— DATA EXCERPT —
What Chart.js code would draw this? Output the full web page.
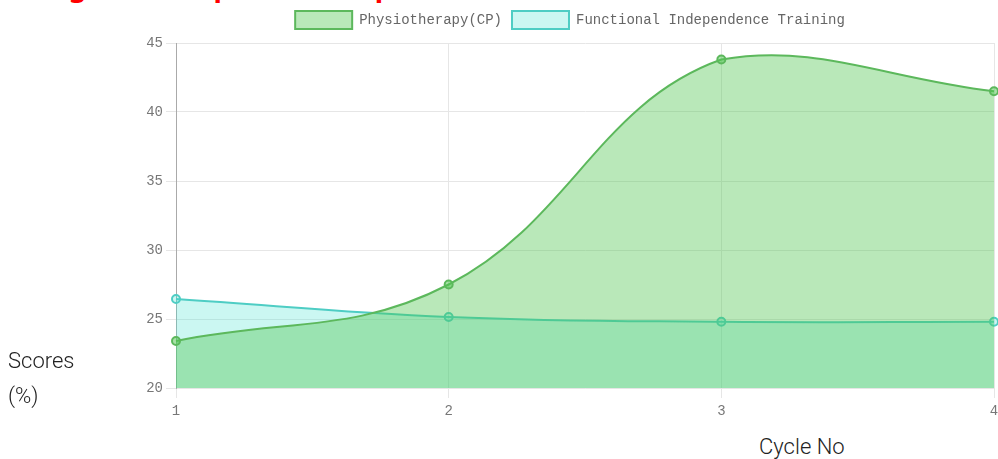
<!DOCTYPE html>
<html>
<head>
<meta charset="utf-8">
<script src="https://cdn.jsdelivr.net/npm/chart.js@4/dist/chart.umd.min.js"></script>
<style>
  html, body { margin: 0; padding: 0; background: #fff; overflow: hidden; }
  body { width: 998px; height: 459px; position: relative; font-family: Roboto, 'Noto Sans', sans-serif; }
  .title { position: absolute; left: 22px; top: -34px; color: #f00; font: bold 28px 'Noto Sans', sans-serif; line-height: 38px; white-space: nowrap; }
  .wrap { position: absolute; left: 0; top: 0; width: 1010px; height: 424px; }
  .ylab { position: absolute; left: 8px; top: 343px; font: 300 22px Roboto, sans-serif; color: #222; line-height: 35px; }
  .xlab { position: absolute; left: 759px; top: 434px; font: 300 22px Roboto, sans-serif; color: #222; }
</style>
</head>
<body>
<div class="title">Progress Comparison Graph</div>
<div class="wrap"><canvas id="chart"></canvas></div>
<div class="ylab">Scores<br>(%)</div>
<div class="xlab">Cycle No</div>
<script>
  // Chart data
  const cycles = ['1', '2', '3', '4'];
  const physioScores = [23.4, 27.5, 43.8, 41.5];
  const fitScores = [26.45, 25.15, 24.8, 24.8];
  const yTicks = [20, 25, 30, 35, 40, 45];

  const GREEN = '#5cb85c';
  const TEAL = '#4ecdc4';
  const GRID = '#e6e6e6';
  const monoFont = { family: "'Liberation Mono', 'DejaVu Sans Mono', monospace", size: 14 };

  // a little extra room under the legend
  const legendGap = {
    id: 'legendGap',
    beforeInit(chart) {
      const fit = chart.legend.fit;
      chart.legend.fit = function () {
        fit.bind(chart.legend)();
        this.height += 4;
      };
    },
  };

  new Chart(document.getElementById('chart'), {
    type: 'line',
    data: {
      labels: cycles,
      datasets: [
        {
          label: 'Physiotherapy(CP)',
          data: physioScores,
          borderColor: GREEN,
          backgroundColor: 'rgba(80,197,80,0.4)',
          borderWidth: 2,
          pointRadius: 4,
          pointBorderWidth: 2,
          pointBackgroundColor: 'rgba(80,197,80,0.5)',
          fill: 'origin',
          tension: 0.4,
        },
        {
          label: 'Functional Independence Training',
          data: fitScores,
          borderColor: TEAL,
          backgroundColor: 'rgba(64,224,208,0.27)',
          borderWidth: 2,
          pointRadius: 4,
          pointBorderWidth: 2,
          pointBackgroundColor: 'rgba(64,224,208,0.27)',
          fill: 'origin',
          tension: 0.4,
        },
      ],
    },
    options: {
      responsive: true,
      maintainAspectRatio: false,
      animation: false,
      layout: { padding: { top: 1, right: 16, left: 146, bottom: 0 } },
      plugins: {
        legend: {
          display: true,
          position: 'top',
          labels: { boxWidth: 57, boxHeight: 18, padding: 10, color: '#666', font: monoFont },
        },
        tooltip: { enabled: false },
      },
      scales: {
        x: {
          grid: { color: GRID, tickLength: 10, tickColor: GRID },
          border: { color: GRID },
          ticks: { color: '#777', font: monoFont, padding: 5 },
          afterFit: (s) => { s.height = 36; },
        },
        y: {
          min: 20,
          max: 45,
          afterBuildTicks: (s) => { s.ticks = yTicks.map(v => ({ value: v })); },
          grid: { color: GRID, tickLength: 10, tickColor: GRID },
          border: { color: '#aaa' },
          ticks: { color: '#777', font: monoFont, padding: 3 },
          afterFit: (s) => { s.width = 30; },
        },
      },
    },
    plugins: [legendGap],
  });
</script>
</body>
</html>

— YOUR OBJECTIVE —
Print the whole listing above once more, word for word, without its pictures.

— FINISHED ANSWER —
What Chart.js code would draw this? Output the full web page.
<!DOCTYPE html>
<html>
<head>
<meta charset="utf-8">
<script src="https://cdn.jsdelivr.net/npm/chart.js@4/dist/chart.umd.min.js"></script>
<style>
  html, body { margin: 0; padding: 0; background: #fff; overflow: hidden; }
  body { width: 998px; height: 459px; position: relative; font-family: Roboto, 'Noto Sans', sans-serif; }
  .title { position: absolute; left: 22px; top: -34px; color: #f00; font: bold 28px 'Noto Sans', sans-serif; line-height: 38px; white-space: nowrap; }
  .wrap { position: absolute; left: 0; top: 0; width: 1010px; height: 424px; }
  .ylab { position: absolute; left: 8px; top: 343px; font: 300 22px Roboto, sans-serif; color: #222; line-height: 35px; }
  .xlab { position: absolute; left: 759px; top: 434px; font: 300 22px Roboto, sans-serif; color: #222; }
</style>
</head>
<body>
<div class="title">Progress Comparison Graph</div>
<div class="wrap"><canvas id="chart"></canvas></div>
<div class="ylab">Scores<br>(%)</div>
<div class="xlab">Cycle No</div>
<script>
  // Chart data
  const cycles = ['1', '2', '3', '4'];
  const physioScores = [23.4, 27.5, 43.8, 41.5];
  const fitScores = [26.45, 25.15, 24.8, 24.8];
  const yTicks = [20, 25, 30, 35, 40, 45];

  const GREEN = '#5cb85c';
  const TEAL = '#4ecdc4';
  const GRID = '#e6e6e6';
  const monoFont = { family: "'Liberation Mono', 'DejaVu Sans Mono', monospace", size: 14 };

  // a little extra room under the legend
  const legendGap = {
    id: 'legendGap',
    beforeInit(chart) {
      const fit = chart.legend.fit;
      chart.legend.fit = function () {
        fit.bind(chart.legend)();
        this.height += 4;
      };
    },
  };

  new Chart(document.getElementById('chart'), {
    type: 'line',
    data: {
      labels: cycles,
      datasets: [
        {
          label: 'Physiotherapy(CP)',
          data: physioScores,
          borderColor: GREEN,
          backgroundColor: 'rgba(80,197,80,0.4)',
          borderWidth: 2,
          pointRadius: 4,
          pointBorderWidth: 2,
          pointBackgroundColor: 'rgba(80,197,80,0.5)',
          fill: 'origin',
          tension: 0.4,
        },
        {
          label: 'Functional Independence Training',
          data: fitScores,
          borderColor: TEAL,
          backgroundColor: 'rgba(64,224,208,0.27)',
          borderWidth: 2,
          pointRadius: 4,
          pointBorderWidth: 2,
          pointBackgroundColor: 'rgba(64,224,208,0.27)',
          fill: 'origin',
          tension: 0.4,
        },
      ],
    },
    options: {
      responsive: true,
      maintainAspectRatio: false,
      animation: false,
      layout: { padding: { top: 1, right: 16, left: 146, bottom: 0 } },
      plugins: {
        legend: {
          display: true,
          position: 'top',
          labels: { boxWidth: 57, boxHeight: 18, padding: 10, color: '#666', font: monoFont },
        },
        tooltip: { enabled: false },
      },
      scales: {
        x: {
          grid: { color: GRID, tickLength: 10, tickColor: GRID },
          border: { color: GRID },
          ticks: { color: '#777', font: monoFont, padding: 5 },
          afterFit: (s) => { s.height = 36; },
        },
        y: {
          min: 20,
          max: 45,
          afterBuildTicks: (s) => { s.ticks = yTicks.map(v => ({ value: v })); },
          grid: { color: GRID, tickLength: 10, tickColor: GRID },
          border: { color: '#aaa' },
          ticks: { color: '#777', font: monoFont, padding: 3 },
          afterFit: (s) => { s.width = 30; },
        },
      },
    },
    plugins: [legendGap],
  });
</script>
</body>
</html>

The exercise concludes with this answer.